The peoples' response to Yahweh's pleading (vv. 6-7) is purely cultic and stated in extravagant terms: massive burnt offerings, huge quantities of sacred oils, even the offering of firstborn children (perhaps a slap at those who participated in such grisly practices). But the prophet, speaking on God's behalf, offers an ethical determination of true righteousness. In words that echo Amos, Hosea, and Isaiah, the people are adjured to "do justice, love kindness, and walk humbly" with their God.
What characterizes those who live with God? Psalm 15 continues Micah's theme by further expanding on the ethical and relational nature of righteousness. There is a clear sense of right and wrong in these verses and a promise of God's steadfastness for those who follow this way of the LORD.
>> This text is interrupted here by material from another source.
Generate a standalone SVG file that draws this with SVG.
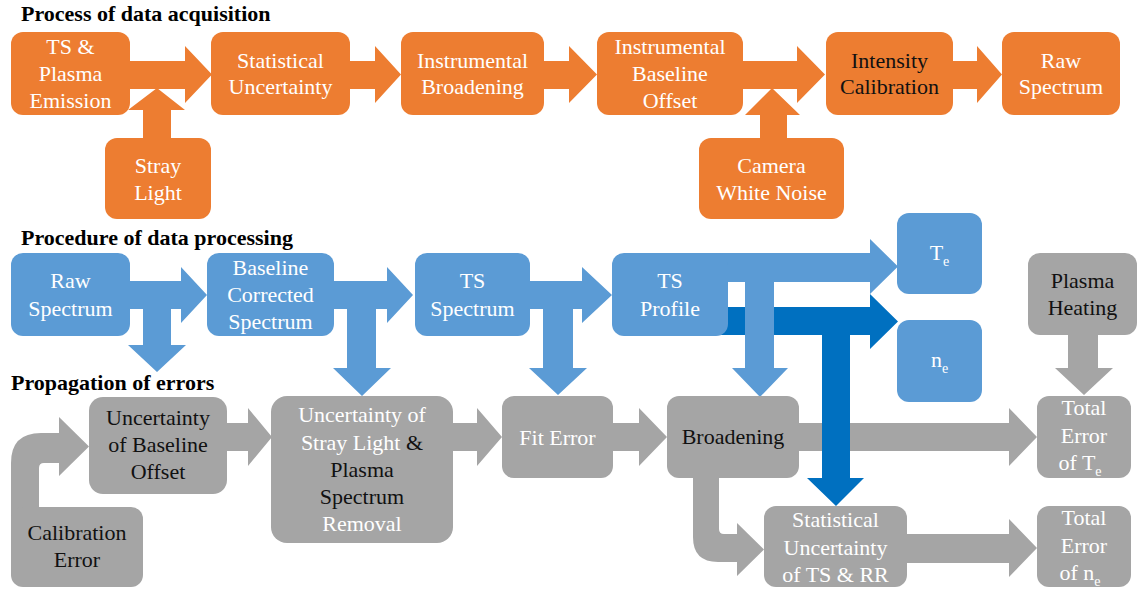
<svg xmlns="http://www.w3.org/2000/svg" width="1138" height="592" viewBox="0 0 1138 592">
<style>
.or{fill:#ED7D31}
.lb{fill:#5B9BD5}
.db{fill:#0070C0}
.gr{fill:#A5A5A5}
.w{fill:#FFFFFF}
.k{fill:#111111}
</style>
<rect width="1138" height="592" fill="#FFFFFF"/>
<g font-family="Liberation Serif, Times New Roman, serif" font-size="22" font-weight="bold" fill="#000000">
<text x="21" y="21">Process of data acquisition</text>
<text x="21" y="245">Procedure of data processing</text>
<text x="11" y="390">Propagation of errors</text>
</g>

<g id="connectors">
  <path class="or" d="M125,61 H185 V46 L212,74.5 L185,103 V89 H125 Z"/>
  <path class="or" d="M143,140 V110 H128 L157,88 L185,110 H171 V140 Z"/>
  <path class="or" d="M345,61 H375 V46 L401,74.5 L375,103 V89 H345 Z"/>
  <path class="or" d="M540,61 H569 V46 L597,74.5 L569,103 V89 H540 Z"/>
  <path class="or" d="M738,61 H797 V46 L825,74.5 L797,103 V89 H738 Z"/>
  <path class="or" d="M760,140 V115 H745 L772,88 L800,115 H787 V140 Z"/>
  <path class="or" d="M948,61 H977 V46 L1002,74.5 L977,103 V89 H948 Z"/>
  <path class="lb" d="M125,281 H181 V267 L207,295 L181,323 V309 H125 Z"/>
  <path class="lb" d="M143,300 H171 V345 H186 L157,372 L128,345 H143 Z"/>
  <path class="lb" d="M330,281 H387 V267 L413,295 L387,323 V309 H376 V368 H391 L362,396 L333,368 H347 V309 H330 Z"/>
  <path class="lb" d="M525,281 H582 V267 L612,295 L582,323 V309 H573 V368 H587 L558,395 L529,368 H543 V309 H525 Z"/>
  <path class="db" d="M715,307 H870 V294 L898,321.5 L870,349 V335 H715 Z"/>
  <path class="lb" d="M700,253 H870 V239 L898,266.5 L870,294 V282 H774 V368 H788 L760,397 L732,368 H745 V282 H700 Z"/>
  <path class="gr" d="M1068,330 H1098 V368 H1113 L1084,395 L1055,368 H1068 Z"/>
  <path class="gr" d="M11,520 V463 Q11,433 41,433 H59 V417 L89,446.5 L59,476 V463 H44 Q39,463 39,468 V520 Z"/>
  <path class="gr" d="M222,423 H248 V408 L272,437 L248,466 V451 H222 Z"/>
  <path class="gr" d="M448,423 H477 V408 L502,437 L477,466 V451 H448 Z"/>
  <path class="gr" d="M608,423 H639 V408 L667,437 L639,466 V451 H608 Z"/>
  <path class="gr" d="M794,423 H1009 V408 L1037,437 L1009,466 V451 H794 Z"/>
  <path class="gr" d="M693,470 H719 V529 Q719,534 724,534 H737 V523 L764,549.5 L737,576 V562 H718 Q693,562 693,537 Z"/>
  <path class="gr" d="M902,534 H1009 V519 L1037,548 L1009,577 V563 H902 Z"/>
  <path class="db" d="M822,320 H850 V478 H864 L836,506 L807,478 H822 Z"/>
</g>

<g font-family="Liberation Serif, Times New Roman, serif" font-size="22" text-anchor="middle">
<g id="n-ts-plasma-emission"><rect class="or" x="11" y="32" width="119" height="83" rx="12"/>
<text class="w"><tspan x="70.5" y="54">TS &amp;</tspan><tspan x="70.5" y="81">Plasma</tspan><tspan x="70.5" y="108">Emission</tspan></text></g>
<g id="n-stray-light"><rect class="or" x="105" y="138" width="106" height="81" rx="12"/>
<text class="w"><tspan x="158" y="173">Stray</tspan><tspan x="158" y="200">Light</tspan></text></g>
<g id="n-statistical-uncertainty"><rect class="or" x="211" y="32" width="139" height="83" rx="12"/>
<text class="w"><tspan x="280.5" y="68">Statistical</tspan><tspan x="280.5" y="94">Uncertainty</tspan></text></g>
<g id="n-instrumental-broadening"><rect class="or" x="401" y="32" width="143" height="83" rx="12"/>
<text class="w"><tspan x="472.5" y="68">Instrumental</tspan><tspan x="472.5" y="94">Broadening</tspan></text></g>
<g id="n-instrumental-baseline-offset"><rect class="or" x="597" y="32" width="146" height="83" rx="12"/>
<text class="w"><tspan x="670" y="54">Instrumental</tspan><tspan x="670" y="81">Baseline</tspan><tspan x="670" y="108">Offset</tspan></text></g>
<g id="n-camera-white-noise"><rect class="or" x="699" y="138" width="145" height="81" rx="12"/>
<text class="w"><tspan x="771.5" y="173">Camera</tspan><tspan x="771.5" y="200">White Noise</tspan></text></g>
<g id="n-intensity-calibration"><rect class="or" x="826" y="32" width="127" height="83" rx="12"/>
<text class="k"><tspan x="889.5" y="68">Intensity</tspan><tspan x="889.5" y="94">Calibration</tspan></text></g>
<g id="n-raw-spectrum-1"><rect class="or" x="1002" y="32" width="118" height="83" rx="12"/>
<text class="w"><tspan x="1061" y="68">Raw</tspan><tspan x="1061" y="94">Spectrum</tspan></text></g>

<g id="n-raw-spectrum-2"><rect class="lb" x="11" y="253" width="119" height="83" rx="12"/>
<text class="w"><tspan x="70.5" y="288">Raw</tspan><tspan x="70.5" y="316">Spectrum</tspan></text></g>
<g id="n-baseline-corrected"><rect class="lb" x="207" y="253" width="127" height="83" rx="12"/>
<text class="w"><tspan x="270.5" y="275">Baseline</tspan><tspan x="270.5" y="302">Corrected</tspan><tspan x="270.5" y="329">Spectrum</tspan></text></g>
<g id="n-ts-spectrum"><rect class="lb" x="415" y="253" width="115" height="83" rx="12"/>
<text class="w"><tspan x="472.5" y="288">TS</tspan><tspan x="472.5" y="316">Spectrum</tspan></text></g>
<g id="n-ts-profile"><rect class="lb" x="612" y="253" width="116" height="83" rx="12"/>
<text class="w"><tspan x="670" y="288">TS</tspan><tspan x="670" y="316">Profile</tspan></text></g>
<g id="n-te"><rect class="lb" x="897" y="213" width="85" height="81" rx="12"/>
<text class="w" x="939.5" y="260">T<tspan font-size="14" dy="6">e</tspan></text></g>
<g id="n-ne"><rect class="lb" x="897" y="320" width="85" height="82" rx="12"/>
<text class="w" x="939.5" y="367">n<tspan font-size="14" dy="6">e</tspan></text></g>
<g id="n-plasma-heating"><rect class="gr" x="1028" y="253" width="109" height="82" rx="12"/>
<text class="k"><tspan x="1082.5" y="288">Plasma</tspan><tspan x="1082.5" y="315">Heating</tspan></text></g>

<g id="n-uncertainty-baseline-offset"><rect class="gr" x="89" y="397" width="138" height="97" rx="14"/>
<text class="k"><tspan x="158" y="425">Uncertainty</tspan><tspan x="158" y="452">of Baseline</tspan><tspan x="158" y="479">Offset</tspan></text></g>
<g id="n-calibration-error"><rect class="gr" x="11" y="507" width="132" height="80" rx="12"/>
<text class="k"><tspan x="77" y="540">Calibration</tspan><tspan x="77" y="567">Error</tspan></text></g>
<g id="n-uncertainty-stray-light"><rect class="gr" x="271" y="396" width="182" height="147" rx="16"/>
<text><tspan class="w" x="362" y="422">Uncertainty of</tspan><tspan x="362" y="450"><tspan class="w">Stray Light </tspan><tspan class="k">&amp;</tspan></tspan><tspan class="k" x="362" y="477">Plasma</tspan><tspan class="k" x="362" y="504">Spectrum</tspan><tspan class="w" x="362" y="531">Removal</tspan></text></g>
<g id="n-fit-error"><rect class="gr" x="502" y="396" width="111" height="82" rx="12"/>
<text class="w" x="557.5" y="445">Fit Error</text></g>
<g id="n-broadening"><rect class="gr" x="667" y="396" width="132" height="82" rx="12"/>
<text class="k" x="733" y="444">Broadening</text></g>
<g id="n-statistical-uncertainty-ts-rr"><rect class="gr" x="764" y="506" width="143" height="81" rx="12"/>
<text class="w"><tspan x="835.5" y="527">Statistical</tspan><tspan x="835.5" y="555">Uncertainty</tspan><tspan x="835.5" y="582">of TS &amp; RR</tspan></text></g>
<g id="n-total-error-te"><rect class="gr" x="1037" y="396" width="94" height="82" rx="12"/>
<text class="w"><tspan x="1084" y="415">Total</tspan><tspan x="1084" y="443">Error</tspan><tspan x="1080" y="470">of T<tspan font-size="14" dy="6">e</tspan></tspan></text></g>
<g id="n-total-error-ne"><rect class="gr" x="1037" y="506" width="94" height="81" rx="12"/>
<text class="w"><tspan x="1084" y="525">Total</tspan><tspan x="1084" y="553">Error</tspan><tspan x="1080" y="580">of n<tspan font-size="14" dy="6">e</tspan></tspan></text></g>
</g>
</svg>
In 1 Corinthians Paul proclaims the message of the cross as the basis for unity in this divided congregation. But it is a message that will confuse those who seek to understand God's activity on the basis of the usual human standards. Paul, quoting Isaiah 29:14b, throws down the gauntlet against a reliance on rhetoric or stubborn rationality. While Paul does not undermine the gift of authentic wisdom that comes from God, Paul challenges the arrogant and willful misuse of that wisdom, which would separate humankind from the God who gives it. So it is that the Good News may be comprehended not by religious signs or rational argument but only in the foolishness, the scandal, of the cross of Christ. It is here, separated from our own ability to do anything but gape in awe, that we meet the power of God to save the world in weakness.
And this, Paul argues, is obvious from the divine point of view as witnessed by the congregation itself, a ragtag collection that consists mostly of the poor and the overlooked of his age. What God began in the work of Jesus Christ God continues in the calling and gathering of a community of foolishness and weakness. These people, who don't even really exist under the world's demanding gaze, are made to count by this same foolishness of God. The playing field of human experience is leveled by the cross so that none may stand by, let alone boast in, their own power. The only source of life for this common humanity is in Jesus Christ. The unfolding of God's wisdom, righteousness, sanctification, and redemption are concepts that Paul will explicate further in the letter to the Romans (yet to be written). For now, Paul cites Jeremiah (9:23-24) that the locus of all our boasting be in the LORD.
The Beatitudes (Matthew 5:1-12) stand at the beginning of the Sermon on the Mount, often cited as the first of five major teaching sections in Matthew's Gospel. This fact has led some commentators to suggest that Jesus, here teaching from the mountainside, is to be understood as a new Moses. As part of a successful preaching, teaching, and healing tour throughout Galilee, the writer notes that great crowds were following Jesus (4:25). Also note that the crowd was not specifically Jewish, consisting of followers from Galilee, the Decapolis, and across the Jordan as well as from Judea and Jerusalem. Indeed, Jesus' fame is widespread.